Citi characterized the U.S. first-quarter earnings season as strong at face value but layered with complexity when the details are examined. The bank highlighted that much of the apparent upside at the index level reflected non-recurring items and a tight concentration of contributors rather than broad-based fundamental acceleration.
One-offs and concentration
According to Citi, about half of the S&P 500's index-level earnings beat in the first quarter was attributable to one-time adjustments, including tariff-related add-backs and asset mark-ups. When those items are removed, the aggregate beat is more consistent with the prevailing trend, indicating that core earnings growth remained solid but not exceptional.
Concentration emerged as a defining feature of the quarter. Citi noted that roughly 20 stocks were responsible for the bulk of the index's earnings upside, with technology companies predominating among that group. The bank observed a parallel concentration in forward guidance - the same cluster of names accounted for most of the consensus increases across the second through fourth quarters.

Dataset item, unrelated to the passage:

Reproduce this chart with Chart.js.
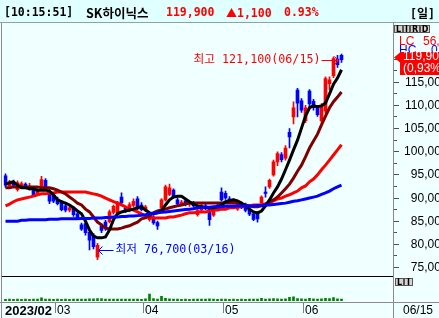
<!DOCTYPE html>
<html lang="ko">
<head>
<meta charset="utf-8">
<title>SK하이닉스</title>
<script src="https://cdn.jsdelivr.net/npm/chart.js@4.4.1/dist/chart.umd.min.js"></script>
<style>
html,body{margin:0;padding:0;width:439px;height:318px;overflow:hidden;background:#F0FFFF;}
#wrap{position:relative;width:439px;height:318px;overflow:hidden;}
#c{position:absolute;left:0;top:0;}
#hdr{position:absolute;left:0;top:0;width:439px;height:22px;background:#E0FFFF;border-bottom:1px solid #8FA3A3;}
#hdr span{position:absolute;top:0;line-height:25px;white-space:nowrap;font-weight:bold;font-size:11.5px;font-family:'DejaVu Sans Mono','Liberation Mono',monospace;color:#000;}
#hdr span.k{font-family:'Noto Sans CJK KR',sans-serif;font-size:12.5px;}
#hdr span.r{color:#F00;}
#hdr b.cj{font-family:'Noto Sans CJK KR',sans-serif;font-weight:bold;}
</style>
</head>
<body>
<div id="wrap">
<canvas id="c" width="439" height="318"></canvas>
<div id="hdr">
<span style="left:4px">[10:15:51]</span>
<span class="k" style="left:86px">SK하이닉스</span>
<span class="r" style="left:166px">119,900</span>
<span class="r" style="left:226px"><b class="cj" style="font-size:11px">▲</b>1,100</span>
<span class="r" style="left:284px">0.93%</span>
<span style="left:410px">[<b class="cj" style="font-size:12px">일</b>]</span>
</div>
</div>
<script>
// ---------------- data ----------------
const yearLabel = '2023';
const dates = ['02/10','02/13','02/14','02/15','02/16','02/17','02/20','02/21','02/22','02/23','02/24','02/27','02/28',
'03/02','03/03','03/06','03/07','03/08','03/09','03/10','03/13','03/14','03/15','03/16','03/17','03/20','03/21','03/22','03/23','03/24','03/27','03/28','03/29','03/30','03/31',
'04/03','04/04','04/05','04/06','04/07','04/10','04/11','04/12','04/13','04/14','04/17','04/18','04/19','04/20','04/21','04/24','04/25','04/26','04/27','04/28',
'05/02','05/03','05/04','05/08','05/09','05/10','05/11','05/12','05/15','05/16','05/17','05/18','05/19','05/22','05/23','05/24','05/25','05/26','05/30','05/31',
'06/01','06/02','06/05','06/07','06/08','06/09','06/12','06/13','06/14','06/15'];

const opens = [94800,92600,93400,91800,92600,93000,92000,91800,90900,92300,
93800,91400,90600,89800,89100,88300,87400,87900,86600,84200,
84500,82600,82000,77200,84000,84800,84900,86900,86800,90200,
87800,87300,88400,89800,88500,87400,85300,85900,84700,87800,
89600,90800,91700,89600,88700,89400,88600,88900,86400,87400,
88300,88000,86300,88400,91300,91000,89800,89000,87600,88700,
88500,87600,86600,86800,88900,91300,92400,95000,97800,99400,
98600,104200,107500,113300,111000,106700,113100,110900,109400,106700,
108800,114700,116400,120000,120800];

const highs = [95200,93800,93900,93700,93500,93300,93200,92300,92000,94700,
94200,91800,91000,90200,89500,88700,88300,88200,87000,84600,
84900,82900,82300,80200,84500,85200,87400,88500,89300,91100,
88200,89000,89800,90300,89000,88400,86500,86200,85000,89900,
92800,93000,92000,90000,89500,89800,89200,89300,87700,88800,
88700,88200,87600,88700,92200,91500,90300,89900,89000,89100,
88900,88000,86900,87000,90500,92400,94100,98200,100000,99800,
101300,105000,110800,113700,111500,110000,113400,111300,109900,110400,
116200,116200,120500,120800,121100];

const lows = [92300,92100,92400,91500,92200,92000,91700,90400,90600,91900,
92000,88800,89000,88500,87200,87000,87000,86000,85300,83000,
82000,78800,79000,76700,82500,83000,84600,86500,86500,88700,
86900,87000,88000,87500,87200,87100,85000,84300,83200,87500,
89300,90500,90000,88400,88400,88300,88200,88000,86100,87200,
87500,84100,86000,87200,89300,89700,88800,88700,87300,87700,
87000,86200,85100,84800,88600,90200,92100,94700,97000,97800,
98200,100800,106000,107500,108500,106300,109300,109000,107600,106300,
108300,113400,116000,118200,119300];

const closes = [92800,93300,92700,93300,93100,92400,92600,90700,91600,94000,
92400,89300,89300,88800,87500,87400,87900,86400,85700,83300,
82500,80900,79500,79800,83000,83400,87000,88200,89000,89000,
87200,88600,89300,87800,87500,88100,86100,84600,84000,89600,
92400,92200,90300,88700,89100,88600,88900,88300,87300,88400,
87800,85300,87300,87500,89600,90000,89200,89500,88700,88000,
87300,86500,85400,85500,90200,91000,93800,97800,99600,98300,
100800,103200,109500,110500,109000,109500,110300,109500,108000,110000,
115800,115500,120100,118800,119900];

// volume (thousand shares)
const volumes = [600,650,600,700,600,650,600,700,650,1100,
700,650,600,650,600,700,600,650,700,650,
700,800,750,900,900,700,650,700,650,700,
650,700,650,700,600,800,2500,900,700,1700,
1000,800,700,650,600,650,600,650,700,650,
700,750,650,600,700,650,600,650,600,650,
600,650,700,650,1000,700,800,900,800,700,
800,1300,1500,900,800,700,1000,800,700,800,
1000,900,1200,800,700];

// moving averages
const ma5 = [93000,93300,93500,92800,92200,92200,92000,92000,91700,91700,
91700,91500,90700,89600,89200,88900,88500,87900,87200,86600,
85000,83100,81800,81400,81400,81600,83100,85300,86600,87000,
87200,87400,87600,87900,88100,87400,86800,86600,86800,87200,
88500,89600,90200,90400,90400,89800,89200,88700,88300,88100,
87900,87900,87900,88100,88500,89200,89400,89600,89400,88900,
88300,87600,87000,86800,87200,88300,89600,91100,92400,94100,
96100,98200,100400,102500,105100,107700,109500,109900,109700,109900,
110500,112500,114600,115900,117700];

const ma20 = [92200,92200,92400,92400,92400,92400,92400,92400,92400,92200,
92200,92200,92000,91700,91300,90900,90200,89600,88900,88500,
87600,87000,85900,84800,84200,83500,83300,83300,83300,83500,
83800,84000,84400,84800,85500,85700,86100,86800,87200,87400,
87600,87900,88100,88300,88500,88700,88900,88900,88900,88900,
88900,88900,88900,88900,88900,88900,88900,88900,88900,88700,
88500,88300,88100,88100,88300,88700,89200,89600,90200,91100,
92000,93000,94300,95800,97100,98900,100800,102300,103800,105800,
107700,109500,110800,111800,112900];

const ma60 = [88300,88700,89200,89600,89800,90000,90200,90400,90700,90900,
90900,91100,91100,91300,91300,91300,91300,91300,91300,91300,
91300,91100,90900,90700,90400,90000,89600,89200,88900,88500,
88100,87600,87400,87000,86600,86100,85900,85700,85700,85700,
85700,85900,85900,86100,86300,86600,86800,86800,87000,87000,
87000,87200,87400,87400,87600,87600,87900,87900,88100,88100,
88300,88300,88500,88500,88500,88700,88900,89400,89800,90000,
90400,90700,91100,91500,92200,92600,93500,94100,95000,96100,
97100,98200,99300,100400,101500];

const ma120 = [85000,85000,85000,85000,85200,85200,85300,85300,85300,85300,
85300,85400,85400,85400,85500,85500,85500,85500,85500,85600,
85600,85600,85700,85700,85700,85800,85800,85900,85900,86000,
86000,86100,86100,86200,86300,86400,86600,86700,86800,86900,
87000,87100,87200,87300,87400,87500,87600,87700,87900,87900,
88000,88000,88100,88100,88100,88200,88200,88200,88300,88300,
88300,88300,88300,88400,88400,88500,88500,88600,88700,88800,
88900,89100,89300,89400,89600,89800,90000,90200,90400,90800,
91100,91500,92000,92400,92800];

const priceTicks = [75000,80000,85000,90000,95000,100000,105000,110000,115000,120000];
const minorTicks = [77500,82500,87500,92500,97500,102500,107500,112500,117500];
const padSlots = 12;
const changePct = '(0,93%)';

// ---------------- chart ----------------
const UP = '#FF0000', DOWN = '#0000FF';
const candleColors = opens.map((o, i) => closes[i] >= o ? UP : DOWN);
const labels = dates.concat(new Array(padSlots).fill(''));
const fmt = v => String(v).replace(/\B(?=(\d{3})+(?!\d))/g, ',');

const decor = {
  id: 'decor',
  beforeDraw(chart) {
    const ctx = chart.ctx;
    ctx.save();
    ctx.fillStyle = '#F0FFFF';
    ctx.fillRect(0, 0, chart.width, chart.height);
    ctx.restore();
  },
  afterDraw(chart) {
    const ctx = chart.ctx, xs = chart.scales.x, ys = chart.scales.y;
    const W = chart.width;
    ctx.save();
    // frame lines
    ctx.fillStyle = '#8A8A8A';
    ctx.fillRect(1, 23, 1, 295);
    ctx.fillRect(393, 23, 1, 295);
    ctx.fillRect(0, 302, W, 1);
    ctx.fillStyle = '#000';
    ctx.fillRect(2, 276, 391, 1);

    // price axis
    ctx.font = "12px 'Liberation Sans', Arial, sans-serif";
    ctx.textAlign = 'right';
    ctx.textBaseline = 'middle';
    priceTicks.forEach(v => {
      const py = Math.floor(ys.getPixelForValue(v));
      ctx.fillStyle = '#505050';
      ctx.fillRect(394, py, 5, 1);
      ctx.fillStyle = '#000';
      ctx.fillText(fmt(v), 447.5, py + 0.5);
    });
    minorTicks.forEach(v => {
      const py = Math.floor(ys.getPixelForValue(v));
      ctx.fillStyle = '#505050';
      ctx.fillRect(394, py, 3, 1);
    });

    // LC / HC info
    ctx.textAlign = 'left';
    ctx.fillStyle = '#FF0000';
    ctx.fillText('LC', 399, 41.5);
    ctx.fillText('56,', 423, 41.5);
    ctx.fillStyle = '#0000FF';
    ctx.fillText('HC', 399, 51);
    ctx.fillText('0', 431, 51);

    // current price box
    const last = closes.length - 1;
    const cp = ys.getPixelForValue(closes[last]);
    ctx.fillStyle = '#FF0000';
    ctx.beginPath();
    ctx.moveTo(394, cp - 2);
    ctx.lineTo(400, cp - 7);
    ctx.lineTo(400, cp + 3);
    ctx.closePath();
    ctx.fill();
    ctx.fillRect(400, Math.round(cp - 8), 39, 23);
    ctx.fillStyle = '#FFFFFF';
    ctx.fillText(fmt(closes[last]), 403, cp - 2.5);
    ctx.fillText(changePct, 403, cp + 9);

    // buttons
    const btn = (x0, w, y0, h, t) => {
      ctx.fillStyle = '#D6D3CE';
      ctx.fillRect(x0, y0, w, h);
      ctx.strokeStyle = '#555';
      ctx.lineWidth = 1;
      ctx.strokeRect(x0 + 0.5, y0 + 0.5, w - 1, h - 1);
      ctx.fillStyle = '#000';
      ctx.font = "bold 8px 'DejaVu Sans', sans-serif";
      ctx.textAlign = 'center';
      ctx.fillText(t, x0 + w / 2, y0 + h / 2 + 0.5);
    };
    btn(394, 9, 25, 8, 'L'); btn(403, 7, 25, 8, 'I'); btn(410, 10, 25, 8, 'R'); btn(420, 10, 25, 8, 'D');
    btn(395, 9, 278, 8, 'L'); btn(404, 9, 278, 8, 'I');

    // date axis
    ctx.textAlign = 'left';
    ctx.textBaseline = 'middle';
    dates.forEach((d, i) => {
      const m = d.slice(0, 2);
      if (i === 0 || m !== dates[i - 1].slice(0, 2)) {
        const left = Math.floor(xs.getPixelForValue(i) - 2);
        ctx.fillStyle = '#000';
        if (i === 0) {
          ctx.font = "bold 13px 'Liberation Sans', Arial, sans-serif";
          ctx.fillText(yearLabel + '/' + m, left + 2, 311);
        } else {
          ctx.fillStyle = '#808080';
          ctx.fillRect(left, 303, 1, 10);
          ctx.fillStyle = '#000';
          ctx.font = "12px 'Liberation Sans', Arial, sans-serif";
          ctx.fillText(m, left + 2, 311);
        }
      }
    });
    ctx.font = "12px 'Liberation Sans', Arial, sans-serif";
    ctx.fillStyle = '#000';
    ctx.fillText(dates[last], 403, 311);

    // high / low annotations
    ctx.font = "11.7px 'DejaVu Sans Mono', 'Noto Sans CJK KR', monospace";
    ctx.lineWidth = 1;
    const iMax = highs.indexOf(Math.max(...highs));
    const hx = xs.getPixelForValue(iMax);
    const hy = Math.round(ys.getPixelForValue(highs[iMax]) + 6);
    ctx.fillStyle = '#FF0000'; ctx.strokeStyle = '#FF0000';
    ctx.textAlign = 'right';
    ctx.fillText('최고 ' + fmt(highs[iMax]) + '(' + dates[iMax] + ')', hx - 21, hy);
    ctx.beginPath();
    ctx.moveTo(hx - 20, hy + 0.5); ctx.lineTo(hx - 3, hy + 0.5);
    ctx.moveTo(hx - 7, hy - 3.5); ctx.lineTo(hx - 3, hy + 0.5); ctx.lineTo(hx - 7, hy + 4.5);
    ctx.stroke();

    const iMin = lows.indexOf(Math.min(...lows));
    const lx = xs.getPixelForValue(iMin);
    const ly = Math.round(ys.getPixelForValue(lows[iMin]) - 10);
    ctx.fillStyle = '#0000FF'; ctx.strokeStyle = '#0000FF';
    ctx.textAlign = 'left';
    ctx.beginPath();
    ctx.moveTo(lx + 1, ly + 0.5); ctx.lineTo(lx + 16, ly + 0.5);
    ctx.moveTo(lx + 5, ly - 3.5); ctx.lineTo(lx + 1, ly + 0.5); ctx.lineTo(lx + 5, ly + 4.5);
    ctx.stroke();
    ctx.fillText('최저 ' + fmt(lows[iMin]) + '(' + dates[iMin] + ')', lx + 18, ly);
    ctx.restore();
  }
};

const lineDs = (label, data, color, order) => ({
  type: 'line', label, data, borderColor: color, borderWidth: 3,
  pointRadius: 0, tension: 0, fill: false, order
});

new Chart(document.getElementById('c'), {
  type: 'bar',
  data: {
    labels,
    datasets: [
      lineDs('MA120', ma120, '#0000FF', 1),
      lineDs('MA5', ma5, '#000000', 2),
      lineDs('MA20', ma20, '#800000', 3),
      lineDs('MA60', ma60, '#FF0000', 4),
      { label: 'body', data: opens.map((o, i) => [o, closes[i]]), backgroundColor: candleColors,
        barThickness: 3, grouped: false, minBarLength: 1, order: 8 },
      { label: 'wick', data: lows.map((l, i) => [l, highs[i]]), backgroundColor: candleColors,
        barThickness: 1, grouped: false, order: 9 },
      { label: 'volume', data: volumes, yAxisID: 'yv', backgroundColor: '#008000',
        barThickness: 2, grouped: false, order: 10 }
    ]
  },
  options: {
    responsive: false,
    animation: false,
    events: [],
    layout: { padding: { left: 3.5, right: 47.5, top: 23, bottom: 17 } },
    plugins: { legend: { display: false }, tooltip: { enabled: false } },
    scales: {
      x: { display: false, offset: true },
      y: { display: false, min: 67760, max: 127800 },
      yv: { display: false, min: 0, max: 100000 }
    }
  },
  plugins: [decor]
});
</script>
</body>
</html>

Two forces shaping market performance
Citi described the market environment as bifurcated and driven by two principal forces. On one side, growth-oriented sectors tied to artificial intelligence continued to see outsized upward revisions to forecasts and corresponding price outperformance. On the other, geopolitical developments - specifically the conflict in Iran - and the resulting upward pressure on oil prices influenced a separate segment of the market, notably energy.
Energy stocks stood out because higher oil prices, prompted by the Iran conflict, lifted forward estimates for the sector. By contrast, many consumer discretionary names lagged as elevated fuel costs and lingering inflation weighed on demand expectations.
Extent of AI exposure and implications for the index
Citi estimated that approximately half of the S&P 500 by weight is linked to AI-driven growth themes. The remainder of the index, the bank said, was more exposed to macroeconomic and geopolitical variables - principally the Iran conflict, oil, and broader inflation dynamics. Citi found that first-quarter results and the revisions for the remainder of the year were broadly consistent with that split in exposure.
Because outperformance in the quarter was concentrated in a narrow band of names, the bank concluded that broader market participation would be a necessary condition for meaningful additional upside from current index levels. That broadening, Citi added, depends importantly on improved visibility around how the Iran situation will wind down and what that trajectory implies for oil prices, inflation, and interest rates.
In the absence of such clarity, Citi warned, the index was likely to remain dependent on the same compact roster of outperformers that drove results in the first quarter.
Market context and notable drivers
The S&P 500 has risen about 8% so far this year, with much of that gain concentrated in technology shares benefiting from AI optimism. Nvidia was singled out as a major driver of the advance, with the chipmaker approaching a $6 trillion valuation amid investor expectations that it will continue to capture AI-related spending. The company is scheduled to report fiscal first-quarter results next week.
The market's current profile - a mix of narrow leadership and a substantial portion of the index tied to competing macro and geopolitical risks - frames Citi's view that index-level upside depends on a more diversified participation and clearer indications regarding the future path of oil, inflation, and interest rates.